Many seniors enter retirement short on savings. Last year, Northwestern Mutual put the average balance among baby boomers at about $120,000. Slashing your Social Security benefits by claiming them early is a dangerous move when your savings are sorely lacking.
But a lot of people enter retirement with way more savings than that. And what can I say? I’m hoping to be in that boat. And if that’s the case, then I don’t think a hit to my monthly benefits would be so detrimental.

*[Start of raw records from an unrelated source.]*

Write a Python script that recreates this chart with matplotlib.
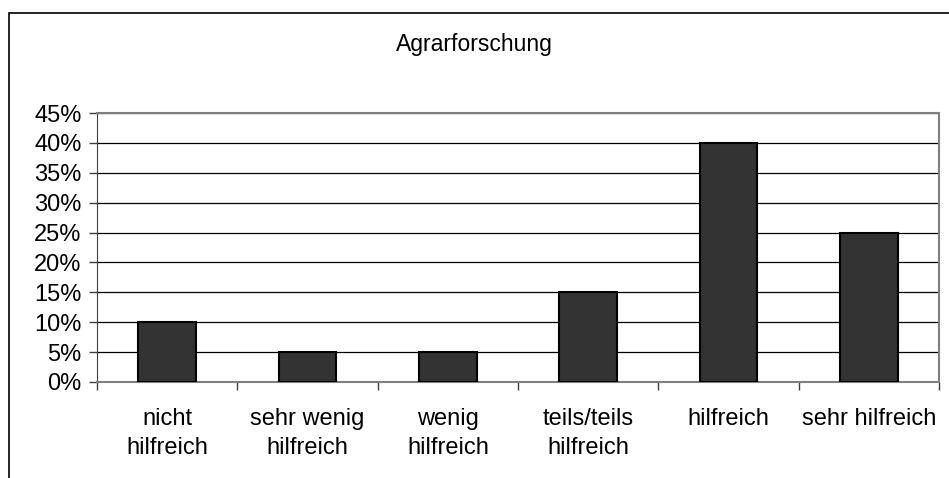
import numpy as np
import matplotlib.pyplot as plt
from matplotlib.patches import Rectangle
from matplotlib.ticker import FuncFormatter

plt.rcParams['font.family'] = ['Liberation Sans', 'DejaVu Sans']

categories = ['nicht\nhilfreich', 'sehr wenig\nhilfreich', 'wenig\nhilfreich',
              'teils/teils\nhilfreich', 'hilfreich', 'sehr hilfreich']
shares = [10, 5, 5, 15, 40, 25]  # percent
y_ticks = [0, 5, 10, 15, 20, 25, 30, 35, 40, 45]

fig = plt.figure(figsize=(9.49, 4.78), dpi=100)

# outer chart frame (bottom edge runs off the page)
fig.patches.append(Rectangle((9 / 949, -0.05), 1.2, 1 - 13 / 478 + 0.05,
                             transform=fig.transFigure, fill=False,
                             edgecolor='black', linewidth=1.2, zorder=0))

ax = fig.add_axes([97 / 949, 1 - 382 / 478, 842 / 949, 269 / 478])

x = np.arange(len(categories))
ax.bar(x, shares, width=0.41, color='#333333', edgecolor='black',
       linewidth=1.5, zorder=3)

ax.set_xlim(-0.5, len(categories) - 0.5)
ax.set_ylim(0, 45)
ax.set_yticks(y_ticks)
ax.yaxis.set_major_formatter(FuncFormatter(lambda v, p: f'{v:.0f}%'))
ax.yaxis.grid(True, color='black', linewidth=0.9, zorder=1)

ax.set_xticks(x)
ax.set_xticklabels(categories, fontsize=17, linespacing=1.4)
ax.set_xticks(np.arange(len(categories) + 1) - 0.5, minor=True)
ax.tick_params(axis='x', which='major', length=0, pad=19)
ax.tick_params(axis='x', which='minor', length=6, color='#404040', width=1)
ax.tick_params(axis='y', length=6, color='#404040', width=1,
               labelsize=17, pad=5)

for side in ['top', 'right']:
    ax.spines[side].set_color('#808080')
    ax.spines[side].set_linewidth(1.5)
ax.spines['left'].set_color('#404040')
ax.spines['bottom'].set_color('#808080')
ax.spines['bottom'].set_linewidth(1.5)

fig.text(0.5, 1 - 45 / 478, 'Agrarforschung', ha='center', va='center',
         fontsize=16.5)

fig.savefig('out.png', dpi=100)
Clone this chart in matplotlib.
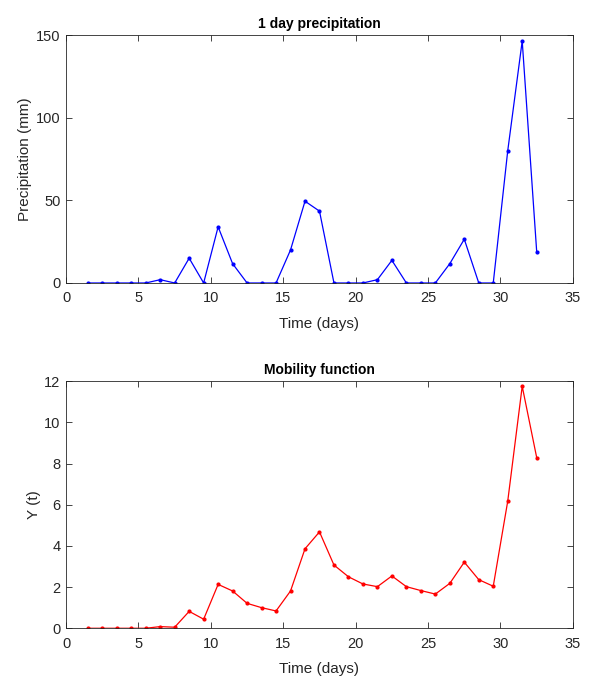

Plus, I like the idea of getting my benefits early so I can make good use of the money while I’m able to.
Claiming early can sometimes work out
Another thing to consider about claiming Social Security early is that it could actually result in a higher lifetime payout, despite getting smaller benefits each month.
My father-in-law recently passed away suddenly at 78 years old despite being in great health throughout his senior years. I have no idea how old he was when he signed up for Social Security. But if he waited, he probably shorted himself on lifetime income and would’ve been better off taking benefits early based on the age of his passing.
Obviously, nobody has a crystal ball. And there’s no sense in assuming you’ll pass away fairly young. But if you can afford the hit to your Social Security benefits because you’ve saved well, and the money can do something meaningful for you during your early 60s, then you may want to consider claiming Social Security sooner rather than later once you’re eligible.
You don’t necessarily have to make that decision alone, though. Even if you’ve managed your savings and investments your entire life, it’s not a bad idea to talk to a financial advisor and get their input.
To be clear, I’m not saying I’ve decided definitively to claim Social Security early. All I’m saying is that I no longer think it’s a bad idea off the bat. And you may find that it’s actually the perfect decision for you.